Written by AZoQuantumApr 24 2017

**Physicists have tested whether quantum mechanics needs a more complex set of mathematical rules by searching for deviations from standard quantum mechanics. To do so a team of researchers headed by Philip Walther at the University of Vienna used exotic metamaterials to design a new photonic experiment. **

These metamaterials were fabricated at the University of California Berkeley. Standard quantum mechanics is supported by their experiment, which permits the scientists to place bounds on alternative quantum theories. The results, published in "*Nature Communications*", could provide guidance in theoretical work focusing on the search for a more general version of quantum mechanics.

Quantum mechanics is supported by a set of mathematical rules, explaining the workings of the quantum world. For instance, these rules predict how electrons orbit a nucleus in an atom, and how photons, particles of light, can be absorbed by an atom. Even though these standard rules of quantum mechanics function very well, there still exist a few open questions based on the interpretation of quantum mechanics, and scientist are still not sure whether the existing rules are the final story. This has indeed motivated a few scientists to produce alternative versions of the mathematical rules, which are capable of properly explaining the results of past experiments, besides providing new insight into the fundamental structure of quantum mechanics. New effects, requiring new experimental tests, are also predicted by some of these alternative mathematical rules.

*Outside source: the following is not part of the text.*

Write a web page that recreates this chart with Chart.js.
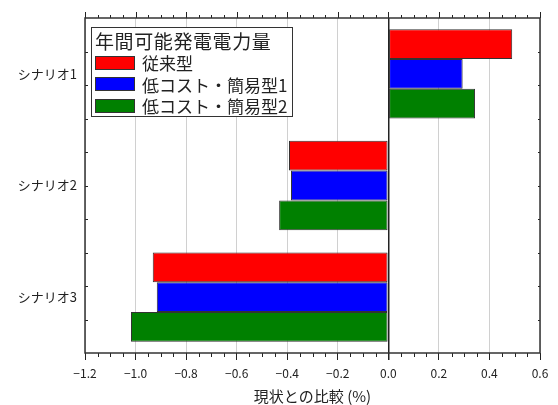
<!DOCTYPE html>
<html>
<head>
<meta charset="utf-8">
<script src="https://cdn.jsdelivr.net/npm/chart.js@4"></script>
<style>
  body { margin: 0; background: #fff; }
  #wrap { position: relative; width: 558px; height: 405px; }
  #legend {
    position: absolute; left: 91px; top: 27px; width: 202px; height: 90px;
    border: 1px solid #333; background: #fff;
    font-family: "Noto Sans CJK JP", sans-serif; color: #222;
    box-sizing: border-box; padding: 1px 0 0 3px; white-space: nowrap;
  }
  #legend .title { font-size: 19px; line-height: 23px; letter-spacing: 0.6px; }
  #legend .row { display: flex; align-items: center; height: 21.5px; font-size: 17px; line-height: 21px; }
  #legend .sw { width: 38px; height: 12px; border: 1px solid #333; margin-right: 7px; flex: none; }
</style>
</head>
<body>
<div id="wrap">
  <canvas id="chart" width="558" height="405"></canvas>
  <div id="legend"></div>
</div>
<script>
document.addEventListener('DOMContentLoaded', () => {
    // データ
    const scenarios = ['シナリオ1', 'シナリオ2', 'シナリオ3'];
    const seriesNames = ['従来型', '低コスト・簡易型1', '低コスト・簡易型2'];
    const juraigata = [0.49, -0.393, -0.932];
    const kanni1 = [0.294, -0.385, -0.916];
    const kanni2 = [0.343, -0.432, -1.018];
    const colors = ['#ff0000', '#0000ff', '#008000'];
    const legendTitle = '年間可能発電電力量';
    const axisTitle = '現状との比較 (%)';

    const fontJP = '"Noto Sans CJK JP", sans-serif';

    // 凡例 (HTML)
    const legend = document.getElementById('legend');
    let html = '<div class="title">' + legendTitle + '</div>';
    seriesNames.forEach((name, i) => {
        html += '<div class="row"><span class="sw" style="background:' + colors[i] + '"></span>' + name + '</div>';
    });
    legend.innerHTML = html;

    // 枠と補助目盛りを描くプラグイン
    const frame = {
        id: 'frame',
        afterDraw(chart) {
            const { ctx, chartArea: a, scales } = chart;
            const x = scales.x;
            ctx.save();
            ctx.strokeStyle = '#222';
            ctx.lineWidth = 1;
            // 補助目盛り（上下）
            for (let v = -1.2; v <= 0.6001; v += 0.05) {
                const px = Math.round(x.getPixelForValue(v)) + 0.5;
                const major = Math.abs(v * 5 - Math.round(v * 5)) < 1e-6;
                const len = major ? 6 : 3;
                ctx.beginPath();
                ctx.moveTo(px, a.top); ctx.lineTo(px, a.top - len);
                if (!major) { ctx.moveTo(px, a.bottom); ctx.lineTo(px, a.bottom + 4); }
                ctx.stroke();
            }
            // 左右の目盛り
            for (let k = 1; k < 10; k++) {
                const py = Math.round(a.top + (a.bottom - a.top) * k / 10) + 0.5;
                ctx.beginPath();
                ctx.moveTo(a.left, py); ctx.lineTo(a.left + 3, py);
                ctx.moveTo(a.right, py); ctx.lineTo(a.right - 2, py);
                ctx.stroke();
            }
            // 枠
            ctx.lineWidth = 1.5;
            ctx.strokeStyle = '#333';
            ctx.strokeRect(a.left, a.top, a.right - a.left, a.bottom - a.top);
            ctx.restore();
        }
    };

    const makeSet = (label, data, color) => ({
        label: label,
        data: data,
        backgroundColor: color,
        borderColor: '#333',
        borderWidth: 1,
        borderSkipped: false,
        categoryPercentage: 0.8,
        barPercentage: 1.0
    });

    new Chart(document.getElementById('chart'), {
        type: 'bar',
        data: {
            labels: scenarios,
            datasets: [
                makeSet(seriesNames[0], juraigata, colors[0]),
                makeSet(seriesNames[1], kanni1, colors[1]),
                makeSet(seriesNames[2], kanni2, colors[2])
            ]
        },
        plugins: [frame],
        options: {
            indexAxis: 'y',
            responsive: false,
            animation: false,
            layout: { padding: { top: 18, right: 18, left: 0, bottom: 0 } },
            plugins: {
                legend: { display: false },
                tooltip: { enabled: false }
            },
            scales: {
                x: {
                    min: -1.2,
                    max: 0.6,
                    afterFit: (s) => { s.height = 52; },
                    ticks: {
                        stepSize: 0.2,
                        color: '#222',
                        padding: 6,
                        font: { family: fontJP, size: 12 },
                        callback: (v) => Number(v).toFixed(1).replace('-', '−')
                    },
                    grid: {
                        color: (c) => Math.abs(c.tick.value) < 1e-9 ? '#222' : '#d0d0d0',
                        lineWidth: (c) => Math.abs(c.tick.value) < 1e-9 ? 1.5 : 1,
                        tickColor: '#222',
                        tickLength: 7
                    },
                    border: { display: false },
                    title: {
                        display: true,
                        text: axisTitle,
                        color: '#222',
                        padding: { top: 0, bottom: 0 },
                        font: { family: fontJP, size: 15 }
                    }
                },
                y: {
                    afterFit: (s) => { s.width = 85; },
                    ticks: {
                        color: '#222',
                        padding: 8,
                        font: { family: fontJP, size: 13 }
                    },
                    grid: { display: false, drawTicks: false },
                    border: { display: false }
                }
            }
        }
    });
});
</script>
</body>
</html>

**Everyday experience of mathematical rules**

In everyday life, if individuals wall all around a park they will end up at the same place whether they choose to walk counter-clockwise or clockwise. According to physicists, these two actions commute. It is not essential that every action needs to commute. While walking around the park, if individuals walk clockwise, and first find money lying on the ground and then come across an ice cream man, individuals will leave the park with a refreshed feeling. However, if individuals instead decide to walk counter-clockwise, they will then see the ice cream man first before finding the money needed to buy the ice cream. In this situation, individuals may leave the park feeling disappointed. Physicists thus provide a mathematical description of the physical world in order to determine which actions do not commute or commute.

Complex numbers are used by these mathematical rules in standard quantum mechanics. However, an alternative version of quantum mechanics was recently proposed which uses "hyper-complex" numbers or numbers that are more complex. Hyper-complex numbers are a generalization of complex numbers. Most of the predictions of standard quantum mechanics can be replicated by physicists with the help of the new rules. However, hyper-complex rules predict that a few operations that commute in standard quantum mechanics do not in fact commute in the real world.

**Searching for hyper-complex numbers**

A research team headed by Philip Walther has presently tested for deviations from standard quantum mechanics predicted by the alternative hyper-complex quantum theory. The park was replaced with an interferometer by the scientists in their experiment. An interferometer is a device permitting a single photon to travel two paths in a simultaneous manner. The ice cream and money were replaced with a specially designed metamaterial and a normal optical material. The metamaterial slightly sped the light up as it passed through, and the normal optical material slightly slowed down light.

According to the rules of standard quantum mechanics, light behaves the same whether it first travels through a normal material and then through a metamaterial or vice versa. This also means that the action of the two materials on the light commutes. However, that may not be the case in hyper-complex quantum mechanics. The physicists observed the behavior of the measured photons and confirmed that hyper-complex rules were not required to describe the experiment. *"We were able to place very precise bounds on the need for hyper-complex numbers to describe our experiment,"* says Lorenzo Procopio, a lead author of the study. But, the authors stated that it is always very complex to unambiguously rule something out. Lee Rozema, another author of the paper, says *"we still are very interested in performing experiments under different conditions and with even higher precision, to gather more evidence supporting standard quantum mechanics."* This work has put forth rigid limitations on the requirement for a hyper-complex quantum theory, however, there are several other alternatives which need to be tested, and the ideal avenue for this is provided by the newly-developed tools.